The buds and blooms begin to brighten the garden

With buds fit to burst, and flowers opening all over the garden, there’s something new to see in the garden every day.

I had a walk around my garden this morning – the birds were singing, it was pretty mild even though the weather had cooled a little and there was some overnight rain/drizzle, but as I sipped my tea, I noticed that there were lots of new flowers open and plenty more buds beginning to swell.

Summer is en route, and my garden is ready for it.

The Foxgloves

I transplanted into the garden, some of the Foxgloves that had self-seeded into pots at my previous home a year or so ago. There’s lots of them – once you get a foxglove, then you’ve probably got them for life. These plants are descendants of the Foxgloves ‘Excelsior Hybrids Mixed’ plants that I grew from seed back in 2011.

Foxglove plants
The Foxgloves only a few weeks ago – no sign of the flower spires.

Thankfully they tolerate shade, and my back garden gets shaded at various times of the day either by the shadow of the house, or by one of the side fences. There’s one spot where I don’t think it gets the sun for very long at all, so these Foxgloves were perfect for this spot.

A foxglove flower stalk
A Foxglove ‘Excelsior Hybrids Mixed’ plant sends it’s flower spire skywards.

The bees love foxgloves, and soon rush to enter their bell-shaped flowers as they uncurl their colourful spires towards the sun. I suspect that in about 10 days, many of the foxgloves will be open or right on the verge of being open.

From memory, I’ve only ever had pinks and cream coloured foxgloves, with the pink colour seemingly more common in my gardens.

A pink Foxglove 'Excelsior Hybrid Mixed' on flower
A transplanted pink Foxglove ‘Excelsior Hybrid Mixed’ in 2017.

Despite their beauty, foxgloves are of course poisonous to humans, cats, and dogs, so use gloves when touching these plants, or make sure that you wash your hands thoroughly afterwards.

The Roses

Last year, when I broke the tired lawn, in the blank garden, I planted some roses.
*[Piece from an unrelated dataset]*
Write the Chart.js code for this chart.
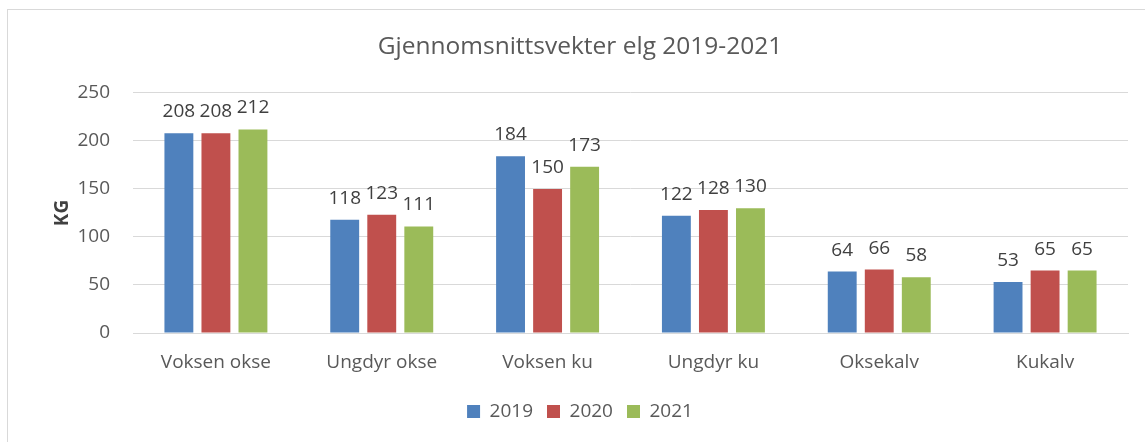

One of these, Rose ‘Just Joey’, led the way with the flowering and had opened a wonderfully fragrant peach-coloured flower by the start of the second week of June.

This rose, which I’m not entirely convinced particularly enjoys it’s spot in the garden, has budded up again for a second flowering year.

A Rose 'Just Joey' fragrant flower.
The fragrant bloom of Rose ‘Just Joey’ was the first rose to flower in the garden.

I’ll be pleased to see it on flower, and hope that it also puts effort into growing its structure a bit more – it looks a bit weedy. In contrast, the other Rose ‘Ernest H Morse’, has grown very large but shows no sign yet of any buds.

The purple Geranium Himalayense

In the corner of my garden is a Geranium ‘Himalayense’. I planted this last year and it sent out a number of bluey-purple flowers. My parents have always had one of these in their gardens, so I decided that I should get one too.

I wasn’t overly convinced that I’d planted it in the correct spot, and even though they die right back during the winter (and what a winter it was!), I was pleased to see the emergence of green shoots just a few weeks ago.

Geranium 'Himalayense' on flower
The Geranium ‘Himalayense’ has emerged and flowered again.

This morning I caught it with two flowers, and I’m really pleased to welcome it back into this corner of the garden – right near my backdoor.

Aquilegia

I bought three Aquilegia plants from my local market a week or so ago, and I’m still yet to plant them out (the hot weather has put me off planting them out, as they’re shade-tolerant).

However, two of them have begun flowering. Aquilegia ‘Spring Magic White’ has thrown out some delicate-looking white flowers, and it is joined by Aquilegia ‘Winky Red-White’.

Aquilegia Spring Magic White plant
Aquilegia ‘Spring Magic White’ with its delicate flowers.

I think it must have been a slow day when they chose ‘Winky Red-White’ in the Aquilegia department. Honestly?! Crimson? Love? Blush? Heart…? Surely they could have done better.

Aquilegia Winky Red-White plant
Aquilegia ‘Winky Red-White’ on flower,

The remaining Aquilegia plant (Aquilegia ‘McKana Group’) is not yet on flower, and it is also the same variety that I attempted to grow from seed at the back of my fridge months ago.

I saw a butterfly the other day – not sure what variety as it swiftly fluttered along in the sunshine, but hopefully it won’t be long before I can plant out all the plants that are making my windowsills creak, and fill the garden with flowers, veg, and fruit.